The Belgian midfielder, on his way to China, held the Premier League team back with his limitations during his five-and-a-half-year stint at Old Trafford. Yet he was also a damage-limitation specialist

“Everybody knows Marouane is not Maradona,” Jose Mourinho said in November.

It was undeniable. And yet, as Marouane Fellaini prepares to leave Old Trafford after a tumultuous, strangely triumphant time, there is a comparison to be made with George Best. Not in terms of style of play or talent, obviously, but Best was the last player to define four managers’ reigns at Manchester United.

Until, arguably, Fellaini.

David Moyes’ first major signing appeared an indictment of the Scot, importing Everton’s limitations when United wanted excitement, creativity and class in central midfield. He was a symbol of lumpen, laboured, failing football, even of transfer-market failings when United paid £4 million (Dh19m) more than they needed to after a release clause expired a month before they bought him.

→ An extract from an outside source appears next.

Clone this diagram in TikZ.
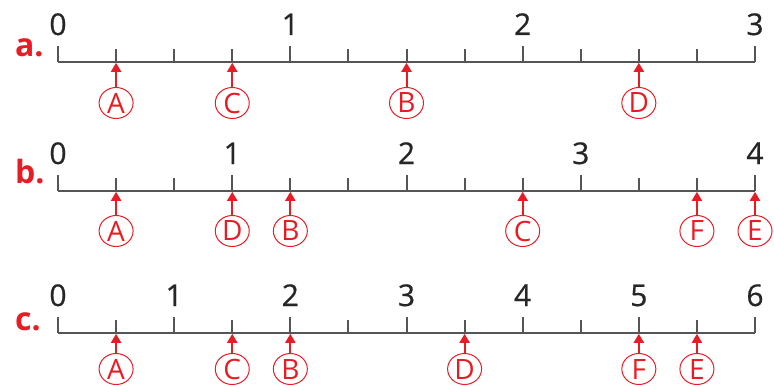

Had Fellaini left with his mentor, it would have been as a disaster.

If the rejuvenation of a player who has been both jeered and cheered by United fans is a testament to his character, it also confounded expectations. Louis van Gaal was the supposed purist who formed a distinctly pragmatic attachment to the Belgian; Mourinho the serial winner who turned to the ungainly Fellaini to get victories.

He felt a crutch to very different managers. Both omitted marquee signings, from Angel di Maria and Radamel Falcao to Paul Pogba and Henrikh Mkhitaryan, at points when Fellaini was instead central to their gameplan.

And then he assumed a different figurative role in Ole Gunnar Solskjaer’s United. The reliance on Fellaini was removed at a stroke. He was a symbolic sacrifice, conspicuous by his absence as United were faster and more fluent without him.

A team more in keeping with the club’s attack-minded past was fashioned minus a footballer who it was hard to envisage in Matt Busby or Alex Ferguson’s best sides.

If Fellaini, with his limitations, held United back, he was also a damage-limitation specialist. If he stopped their football getting better, there was many a time he stopped things getting worse, and not merely because, in times of need, Mourinho tended to summon Fellaini for a late, unashamedly direct assault.

The Fellaini era, a five-and-a-half-year period when he played 177 times, was United’s bleakest period for three decades. And yet he has merits much of the credit for the highs.

He was terrific in Van Gaal’s spring surge to fourth place in 2015, scoring against Tottenham Hotspur and Manchester City. He was, along with Pogba, Mkhitaryan and Marcus Rashford, one of the architects of Mourinho’s 2017 Europa League win. A man with a magnetic chest, jutting elbows and huge hair set a particularly Fellaini-esque record in the final against Ajax, winning a Europa League number of headers in one game.

United won three major trophies in Fellaini’s time. He scored in the semi-finals of each, the FA Cup, the League Cup and the Europa League. After that wretched first season, he had a capacity to make important contributions.

He became Van Gaal and Mourinho’s favoured lieutenant, trusted to follow unglamorous instructions. He felt among the last loyalists of two ultimately discredited regimes. The break with the past was signalled when Solskjaer engineered a fightback against Burnley on Tuesday without recourse to Fellaini; at 2-0 down, Mourinho would have prepared an aerial assault.

Now Shandong Luneng beckons. If the prospect of Fellaini in the Chinese Super League feels odd, he was an atypical United player, fitting scarcely with their past or modern football.

With Fellaini pivotal, United looked the ugly anomaly among more aesthetically pleasing sides. Yet he had an idiosyncratic brand of effectiveness which means that, as he goes, it is with some tributes and gratitude.

Which would once have felt impossible.